Abstract Data type (ADT) is a type(or class) of data whose behavior is defined by a set of values and a set of operations.

• It is called “abstract” because it gives an implementation-independent view. 
  
• The process of providing only the essentials and hiding the details is known as abstraction.
  
• The definition of ADT only mentions what operations are to be performed but not how these operations will be implemented. 
• It does not specify how data will be organized in memory and what algorithms will be used for implementing the operations.

We have three ADTs: List, Queue, Stack

List ADT

• The data is generally stored in a key sequence in a list that has a head structure consisting of count, pointers, and address of compare function needed to compare the data in the list.
• The data node contains the pointer to a data structure and a self-referential pointer which points to the next node in the list.
  
•  A list contains elements of the same type arranged in sequential order and various operations can be performed on the list.

 Stack ADT

• In Stack ADT Implementation instead of data being stored in each node, the pointer to data is stored.
• The program allocates memory for the data and the address is passed to the stack ADT. 
• The head node and the data nodes are encapsulated in the ADT. The calling function can only see the pointer to the stack.
• The stack head structure also contains a pointer to the top and a count of the number of entries currently in the stack.
• A Stack contains elements of the same type arranged in sequential order.
• All operations take place at a single end that is top of the stack.

 Queue ADT

• The queue abstract data type (ADT) follows the basic design of the stack abstract data type.
• Each node contains a void pointer to the data and the link pointer to the next element in the queue. The program’s responsibility is to allocate memory for storing the data.
• A Queue contains elements of the same type arranged in sequential order. 
• Operations take place at both ends, insertion is done at the end and deletion is done at the front. 

 

Why we need data structures?

Data structure provides a means of organizing, managing, and storing  & accessing data efficiently. It also includes the collection of data as well as the operations that can be applied to that data.

• Efficiency
• Data Organization
• Re-usability
• invisibility

Applications of Data Structures

The data structures store the data according to the mathematical or logical model it is based on. The type of operations on a certain data structure makes it useful for specific tasks.

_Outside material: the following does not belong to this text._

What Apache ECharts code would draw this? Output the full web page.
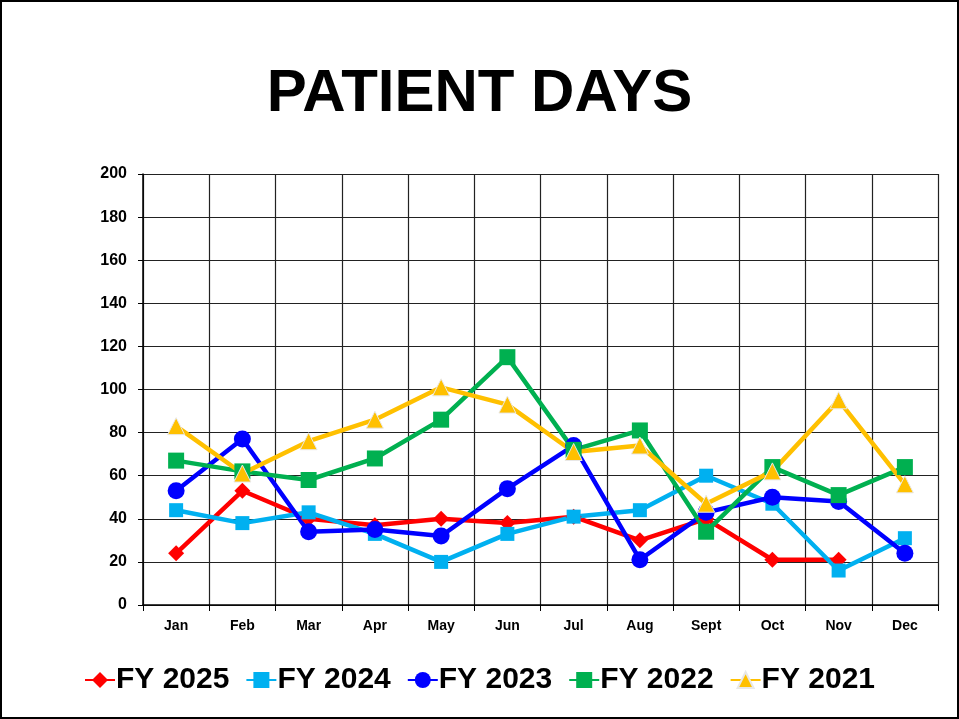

Here is a brief discussion of different applications of data structures.

Linked List

• Implementing stacks, queues, binary trees and graphs of predefined size.
• Implement dynamic memory management functions of operating system.
• Polynomial implementation for mathematical operations
• Circular linked list is used to implement OS or application functions that require round robin execution of tasks.
• Circular linked list is used in a slide show where a user wants to go back to the first slide after last slide is displayed.
• When a user uses the alt+tab key combination to browse through the opened application to select a desired application
• Doubly linked list is used in the implementation of forward and backward buttons in a browser to move backwards and forward in the opened pages of a website.
• Circular queue is used to maintain the playing sequence of multiple players in a game.

Stacks

• Temporary storage structure for recursive operations
• Auxiliary storage structure for nested operations, function calls, deferred/postponed functions
• Manage function calls
• Evaluation of arithmetic expressions in various programming languages
• Conversion of infix expressions into post-fix expressions
• Checking syntax of expressions in a programming environment
• Matching of parenthesis
• String reversal
• In all the problems solutions based on backtracking.
• Used in depth first search in graph and tree traversal.
• Operating System functions
• UNDO and REDO functions in an editor.

Queues

• It is used in breadth search operation in graphs.
• Job scheduler operations of OS like a print buffer queue, keyboard buffer queue to store the keys pressed by users
• Job scheduling, CPU scheduling, Disk Scheduling
• Priority queues are used in file downloading operations in a browser
• Data transfer between peripheral devices and CPU.
• Interrupts generated by the user applications for CPU
• Calls handled by the customers in BPO

Trees

• Implementing the hierarchical structures in computer systems like directory and file system
• Implementing the navigation structure of a website
• Code generation like Huffman’s code
• Decision making in gaming applications
• Implementation of priority queues for priority based OS scheduling functions
• Parsing of expressions and statements in programming language compilers
• For storing data keys for DBMS for indexing
• Spanning trees for routing decisions in computer and communications networks
• Hash trees
• path-finding algorithm to implement in AI, robotics and video games applications

Graphs

• Representing networks and routes in communication, transportation and travel applications
• Routes in GPS
• Interconnections in social networks and other network based applications
• Mapping applications
• E commerce applications to present user preferences
• Utility networks to identify the problems posed to municipal or local corporations
• Resource utilization and availability in an organization
• Document link map of a website to display connectivity between pages through hyperlinks
• Robotic motion and neural networks

Arrays

• Storing list of data elements belonging to same data type
• Auxiliary storage for other data structures
• Storage of binary tree elements of fixed count
• Storage of matrices

These are a few applications of data structures to make appropriate storage and management of data for specific applications.

Symbol Table is an important data structure created and maintained by the compiler in order to keep track of semantics of variable i.e. it stores information about scope and binding information about names, information about instances of various entities such as variable and function names, classes, objects, etc.